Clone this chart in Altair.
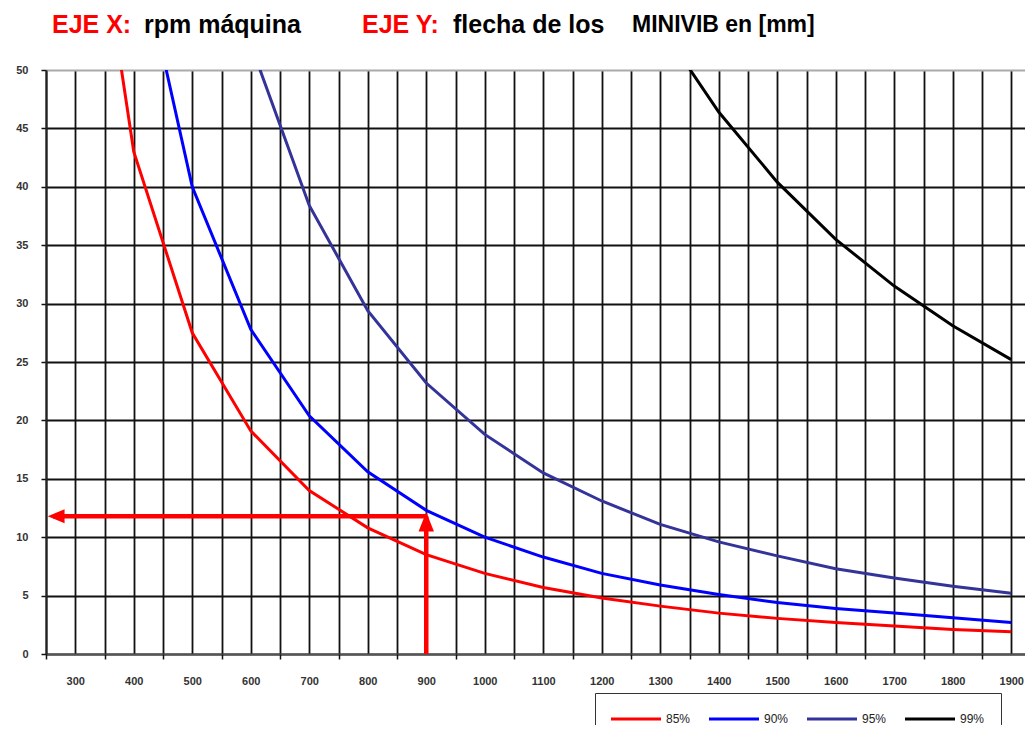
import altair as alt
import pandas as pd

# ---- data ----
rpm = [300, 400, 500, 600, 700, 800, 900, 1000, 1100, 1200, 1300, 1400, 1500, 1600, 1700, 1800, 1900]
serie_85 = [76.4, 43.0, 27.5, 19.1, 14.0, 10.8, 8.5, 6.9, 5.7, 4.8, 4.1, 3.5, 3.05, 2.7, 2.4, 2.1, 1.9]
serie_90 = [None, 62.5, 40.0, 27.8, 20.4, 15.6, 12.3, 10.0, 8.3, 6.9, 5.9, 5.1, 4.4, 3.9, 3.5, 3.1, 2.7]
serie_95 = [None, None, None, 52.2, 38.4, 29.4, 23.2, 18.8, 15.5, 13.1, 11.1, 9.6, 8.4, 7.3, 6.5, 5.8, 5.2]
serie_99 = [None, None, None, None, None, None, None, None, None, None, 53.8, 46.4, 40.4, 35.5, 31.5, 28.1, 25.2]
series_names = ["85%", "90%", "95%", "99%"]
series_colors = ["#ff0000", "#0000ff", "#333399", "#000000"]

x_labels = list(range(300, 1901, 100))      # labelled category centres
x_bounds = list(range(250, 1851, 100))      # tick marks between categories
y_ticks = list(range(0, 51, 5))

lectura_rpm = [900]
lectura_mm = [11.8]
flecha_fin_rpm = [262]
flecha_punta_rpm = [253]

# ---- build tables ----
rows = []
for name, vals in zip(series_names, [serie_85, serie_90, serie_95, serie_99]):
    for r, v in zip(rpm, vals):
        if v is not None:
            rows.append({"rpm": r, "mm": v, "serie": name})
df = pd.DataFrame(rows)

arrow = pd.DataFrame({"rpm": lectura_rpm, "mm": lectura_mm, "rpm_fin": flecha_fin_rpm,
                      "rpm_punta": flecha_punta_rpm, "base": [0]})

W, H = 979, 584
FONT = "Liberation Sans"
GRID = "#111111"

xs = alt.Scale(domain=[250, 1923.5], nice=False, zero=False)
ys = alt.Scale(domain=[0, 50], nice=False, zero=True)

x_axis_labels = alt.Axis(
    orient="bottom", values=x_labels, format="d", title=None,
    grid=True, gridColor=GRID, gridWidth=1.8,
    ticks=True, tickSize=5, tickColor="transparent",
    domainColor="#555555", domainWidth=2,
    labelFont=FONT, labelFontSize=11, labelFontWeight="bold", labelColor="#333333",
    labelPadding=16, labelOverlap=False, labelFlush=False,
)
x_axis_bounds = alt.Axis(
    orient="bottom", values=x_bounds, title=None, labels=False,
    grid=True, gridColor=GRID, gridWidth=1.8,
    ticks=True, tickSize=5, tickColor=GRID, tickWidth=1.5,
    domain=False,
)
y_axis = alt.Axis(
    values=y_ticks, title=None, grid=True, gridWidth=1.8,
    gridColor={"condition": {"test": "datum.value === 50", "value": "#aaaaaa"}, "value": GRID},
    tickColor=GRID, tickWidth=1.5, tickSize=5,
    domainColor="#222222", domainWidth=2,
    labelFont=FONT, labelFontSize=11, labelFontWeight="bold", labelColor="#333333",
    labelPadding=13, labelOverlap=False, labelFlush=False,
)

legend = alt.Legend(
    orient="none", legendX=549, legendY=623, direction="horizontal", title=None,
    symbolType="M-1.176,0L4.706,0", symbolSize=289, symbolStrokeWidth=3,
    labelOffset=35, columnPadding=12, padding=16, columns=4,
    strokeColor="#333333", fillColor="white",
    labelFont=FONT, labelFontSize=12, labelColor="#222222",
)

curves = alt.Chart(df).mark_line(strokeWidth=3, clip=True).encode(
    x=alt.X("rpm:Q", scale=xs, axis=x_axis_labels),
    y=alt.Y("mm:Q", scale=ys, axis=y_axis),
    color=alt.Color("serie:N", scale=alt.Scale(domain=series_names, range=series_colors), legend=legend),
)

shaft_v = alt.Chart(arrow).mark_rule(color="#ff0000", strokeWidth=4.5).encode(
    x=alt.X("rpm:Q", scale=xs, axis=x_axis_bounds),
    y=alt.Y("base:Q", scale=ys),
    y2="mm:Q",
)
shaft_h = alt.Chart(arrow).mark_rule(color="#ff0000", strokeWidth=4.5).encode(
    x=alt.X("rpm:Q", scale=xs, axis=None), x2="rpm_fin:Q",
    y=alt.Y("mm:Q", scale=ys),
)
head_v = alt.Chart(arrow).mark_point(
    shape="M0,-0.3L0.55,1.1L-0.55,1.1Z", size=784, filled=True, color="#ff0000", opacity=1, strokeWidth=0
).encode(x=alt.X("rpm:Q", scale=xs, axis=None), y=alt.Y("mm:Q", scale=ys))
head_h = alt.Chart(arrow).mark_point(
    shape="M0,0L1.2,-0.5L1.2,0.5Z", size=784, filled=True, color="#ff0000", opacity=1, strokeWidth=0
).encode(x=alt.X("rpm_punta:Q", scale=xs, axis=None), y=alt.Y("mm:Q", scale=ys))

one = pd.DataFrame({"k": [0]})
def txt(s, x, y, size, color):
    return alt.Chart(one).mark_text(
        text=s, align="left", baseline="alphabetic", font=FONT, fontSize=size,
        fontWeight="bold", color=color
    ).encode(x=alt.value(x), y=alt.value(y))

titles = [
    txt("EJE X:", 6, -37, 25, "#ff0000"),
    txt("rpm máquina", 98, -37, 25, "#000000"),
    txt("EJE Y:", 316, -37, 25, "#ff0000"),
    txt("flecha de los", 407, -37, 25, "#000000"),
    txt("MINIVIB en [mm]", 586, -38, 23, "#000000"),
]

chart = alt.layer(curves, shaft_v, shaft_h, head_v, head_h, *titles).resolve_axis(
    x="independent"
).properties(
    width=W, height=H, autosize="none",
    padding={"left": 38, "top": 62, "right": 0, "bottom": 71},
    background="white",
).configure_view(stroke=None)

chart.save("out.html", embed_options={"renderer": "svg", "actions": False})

Short task: Return, unchanged, the lines from the first line of the material through the line that holds "import pandas as pd", inclusive, omitting pictures.

Answer to this exercise:
Clone this chart in Altair.
import altair as alt
import pandas as pd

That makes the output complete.